My family’s letters are most remarkable for what they don’t say, the information that has purposefully been left out. They’re like the photos of my ancestors in their stiff Sunday clothes; not even between the lines is there any hint that the writers’ lives were messy or complex.
Our pasts are museums. We’re their curators. If there ever was unhinged grief or wild desperation among my ancestors — and there must have been; they had their share of nervous breakdowns and bouts with the bottle — it never was committed to paper. I can’t blame my kinfolk for editing their storyline. Marcy and Jake can balance the history I strive to create for my father against their own reminiscences. It’s different with my mom, who died before they were born. I got to conjure her from whole cloth. I edited out of her story what embarrassed me when she was alive — her South Philly loudness, the sour-onion scent of her hands — and kept only the good parts: her beauty, how she could put anyone at ease, her uncanny bodysurfing ability. The result was a grandmother Marcy and Jake admire — and don’t know at all.
My parents and their parents treasured privacy, the right to construct one’s own story. Actual artifacts were rare enough that you could lop a wayward wife or unsavory uncle right off the family tree. Now, we put our shame on show to the world, let cameras capture our addict children, cheating spouses, drunken selves. The rush of content onto TV, blogs, YouTube, has overwhelmed our filters — Can’t stop the flood, might as well dive in! We only complain when the memoir’s fake, when the degradation turns out not to be true.
It’s hard for an archivist to relinquish control. If my (eventual) grandchildren Google me, will they find columns I wrote about their parents? Jezebel.com’s Hingston haters? The romance novels? How weird would it be to read your grandma writing about throbbing manhoods? I should have thought of all this 25 years ago, when I wrote that first book. Why would I have, though? The past used to be set in stone. It was agreed upon, permanent.
To Marcy and Jake, nothing’s permanent — not triumph, not disgrace, not identity. That’s the lesson they’ve learned from their brave new world: Nothing lasts, nothing endures. Amy’s in rehab again! Britney bounces back! Something different and brighter and faster comes along and changes everything. It’s the opposite of what I grew up believing: that the past was somehow truer and more righteous than the future would be.

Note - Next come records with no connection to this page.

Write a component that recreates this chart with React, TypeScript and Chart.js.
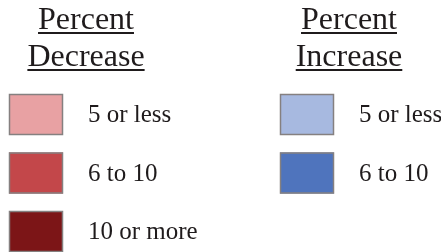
import React, { useEffect, useRef } from "react";
import { Chart, registerables } from "chart.js";

Chart.register(...registerables);

const groupTitles = [["Percent", "Decrease"], ["Percent", "Increase"]];
const decreaseLabels = ["5 or less", "6 to 10", "10 or more"];
const increaseLabels = ["5 or less", "6 to 10"];
const decreaseColors = ["#E8A1A3", "#C3474A", "#7C1517"];
const increaseColors = ["#A7B9E0", "#4F74BD"];

const legendPlugin = {
  id: "twoColumnLegend",
  afterDraw(chart: any) {
    const ctx = chart.ctx as CanvasRenderingContext2D;
    const groups = chart.data.datasets.map((ds: any) => ({
      labels: ds.data.map((_: any, i: number) => chart.data.labels[ds.groupIndex][i]),
      colors: ds.backgroundColor,
      title: ds.title,
    }));
    const colX = [9, 280];
    const centerX = [86, 349];
    ctx.save();
    groups.forEach((g: any, gi: number) => {
      ctx.font = "32px 'Liberation Serif'";
      ctx.fillStyle = "#1f1b1c";
      ctx.textAlign = "center";
      ctx.textBaseline = "alphabetic";
      const baselines = [29, 66];
      g.title.forEach((t: string, ti: number) => {
        ctx.fillText(t, centerX[gi], baselines[ti]);
        const w = ctx.measureText(t).width;
        ctx.fillRect(centerX[gi] - w / 2, baselines[ti] + 3, w, 2);
      });
      g.labels.forEach((lab: string, i: number) => {
        const top = 94 + i * 58.5;
        ctx.fillStyle = g.colors[i];
        ctx.fillRect(colX[gi], top, 54, 41);
        ctx.strokeStyle = "#858080";
        ctx.lineWidth = 1.5;
        ctx.strokeRect(colX[gi] + 0.5, top + 0.5, 53, 40);
        ctx.font = "25px 'Liberation Serif'";
        ctx.fillStyle = "#1f1b1c";
        ctx.textAlign = "left";
        ctx.fillText(lab, colX[gi] + 79, top + 28);
      });
    });
    ctx.restore();
  },
};

export default function App() {
  const ref = useRef<HTMLCanvasElement>(null);
  useEffect(() => {
    document.body.style.margin = "0";
    const chart = new Chart(ref.current!, {
      type: "bar",
      data: {
        labels: [decreaseLabels, increaseLabels] as any,
        datasets: [
          { data: decreaseLabels.map(() => 0), backgroundColor: decreaseColors, title: groupTitles[0], groupIndex: 0 } as any,
          { data: increaseLabels.map(() => 0), backgroundColor: increaseColors, title: groupTitles[1], groupIndex: 1 } as any,
        ],
      },
      options: {
        animation: false,
        responsive: false,
        events: [],
        plugins: { legend: { display: false }, tooltip: { enabled: false } },
        scales: { x: { display: false }, y: { display: false } },
      },
      plugins: [legendPlugin],
    });
    return () => chart.destroy();
  }, []);
  return <canvas ref={ref} width={441} height={252} style={{ display: "block" }} />;
}
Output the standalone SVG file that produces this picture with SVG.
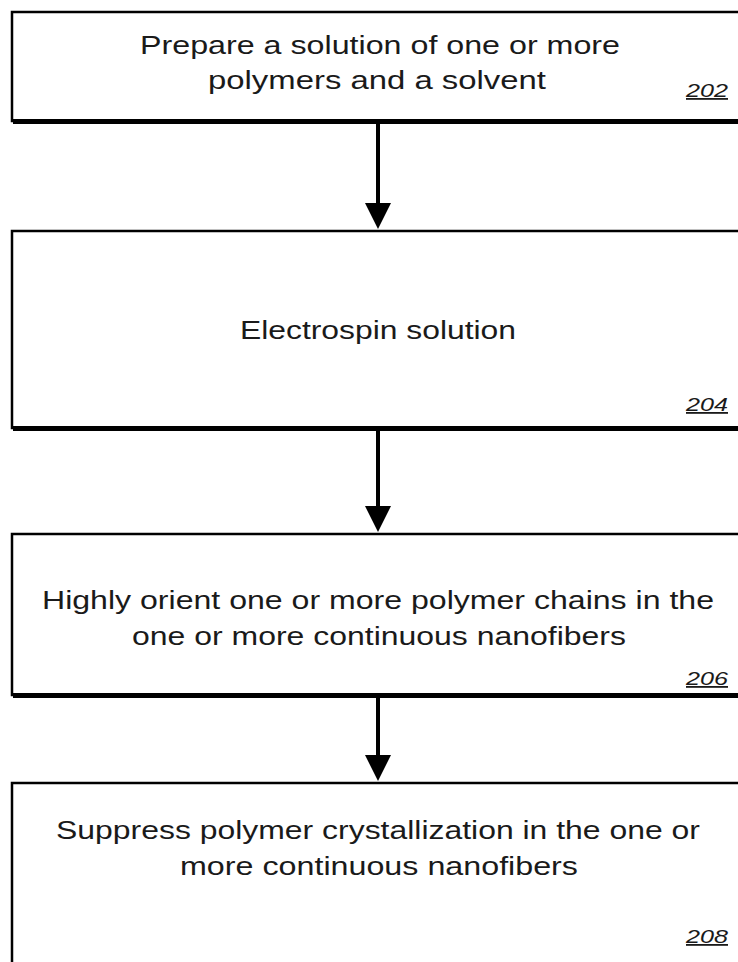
<svg xmlns="http://www.w3.org/2000/svg" width="738" height="962" viewBox="0 0 738 962">
  <defs>
    <style>
      .box { fill: #ffffff; stroke: #000000; stroke-width: 2.5; }
      .shadow { stroke: #000000; stroke-width: 5; fill: none; }
      .txt { font-family: "Liberation Sans", Arial, sans-serif; font-size: 25px; fill: #1a1a1a; text-anchor: middle; }
      .ref { font-family: "Liberation Sans", Arial, sans-serif; font-size: 18px; font-style: italic; fill: #1a1a1a; text-anchor: end; text-decoration: underline; }
      .link { stroke: #000000; stroke-width: 4; fill: none; }
      .head { fill: #000000; }
    </style>
  </defs>

  <!-- connectors between steps -->
  <g id="connectors">
    <line class="link" x1="378" y1="124" x2="378" y2="203"/>
    <path class="head" d="M365,203 L391,203 L378,229 Z"/>
    <line class="link" x1="378" y1="431" x2="378" y2="506"/>
    <path class="head" d="M365,506 L391,506 L378,532 Z"/>
    <line class="link" x1="378" y1="698" x2="378" y2="755"/>
    <path class="head" d="M365,755 L391,755 L378,781 Z"/>
  </g>

  <!-- step 202 -->
  <g id="step202">
    <rect class="box" x="12" y="12" width="740" height="109"/>
    <line class="shadow" x1="13" y1="121.5" x2="752" y2="121.5"/>
    <text class="txt" x="380" y="54" textLength="480" lengthAdjust="spacingAndGlyphs">Prepare a solution of one or more</text>
    <text class="txt" x="377" y="89" textLength="338" lengthAdjust="spacingAndGlyphs">polymers and a solvent</text>
    <text class="ref" x="728" y="97" textLength="42" lengthAdjust="spacingAndGlyphs">202</text>
  </g>

  <!-- step 204 -->
  <g id="step204">
    <rect class="box" x="12" y="231" width="740" height="197"/>
    <line class="shadow" x1="13" y1="428.5" x2="752" y2="428.5"/>
    <text class="txt" x="378" y="339" textLength="276" lengthAdjust="spacingAndGlyphs">Electrospin solution</text>
    <text class="ref" x="728" y="411" textLength="42" lengthAdjust="spacingAndGlyphs">204</text>
  </g>

  <!-- step 206 -->
  <g id="step206">
    <rect class="box" x="12" y="534" width="740" height="161"/>
    <line class="shadow" x1="13" y1="695.5" x2="752" y2="695.5"/>
    <text class="txt" x="378" y="609" textLength="672" lengthAdjust="spacingAndGlyphs">Highly orient one or more polymer chains in the</text>
    <text class="txt" x="379" y="645" textLength="494" lengthAdjust="spacingAndGlyphs">one or more continuous nanofibers</text>
    <text class="ref" x="728" y="685" textLength="42" lengthAdjust="spacingAndGlyphs">206</text>
  </g>

  <!-- step 208 -->
  <g id="step208">
    <rect class="box" x="12" y="783" width="740" height="190"/>
    <text class="txt" x="378" y="839" textLength="644" lengthAdjust="spacingAndGlyphs">Suppress polymer crystallization in the one or</text>
    <text class="txt" x="379" y="875" textLength="398" lengthAdjust="spacingAndGlyphs">more continuous nanofibers</text>
    <text class="ref" x="728" y="943" textLength="42" lengthAdjust="spacingAndGlyphs">208</text>
  </g>
</svg>
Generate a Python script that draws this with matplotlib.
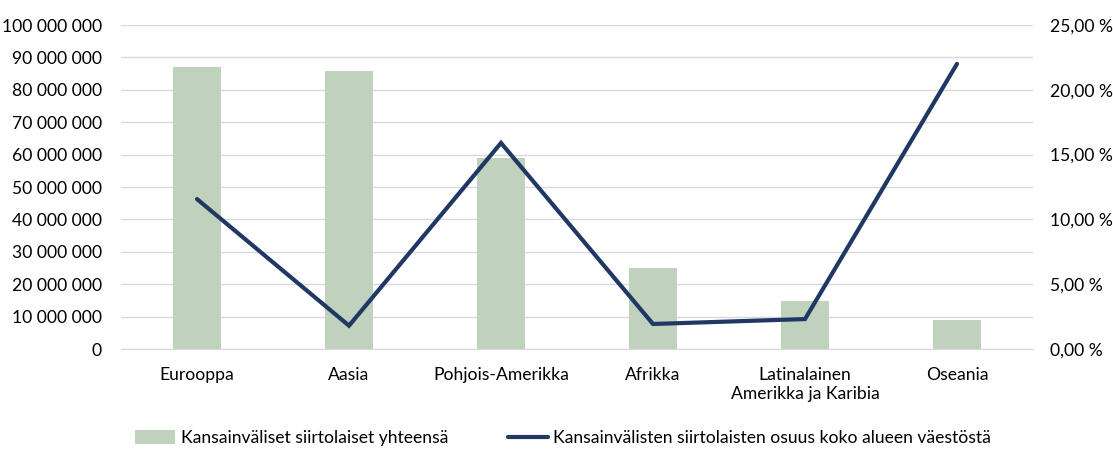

That edited past gave us heroes we couldn’t live up to, relations who were remote strangers, family histories we couldn’t glean any real lessons from. The more angles there are, the less any one picture means. Maybe that’s why I never sorted through the photos in the Kodak envelopes. Why not hold onto the outtakes, and not just the perfect portrait? There are worse things than finding out your grandma knew about oral sex.
Marcy doesn’t respect me less because I’ve told her about my bad boyfriends, those psychedelic mushrooms, that unplanned pregnancy. Her knowledge of my mistakes has freed her to admit her own to me, kept me in the loop of her life as she turned into a woman — and keeps her calling me on her cell to say nothing much at all.
Technology isn’t dehumanizing us; it’s fleshing us out, plumping us up. Making us more human, more knowable, to one another and to future generations. I’ll take that any day over perfectly posed ancestors who don’t look like me from any angle. Go on and Google me, kids. I guarantee: It will embarrass you more than it embarrasses me.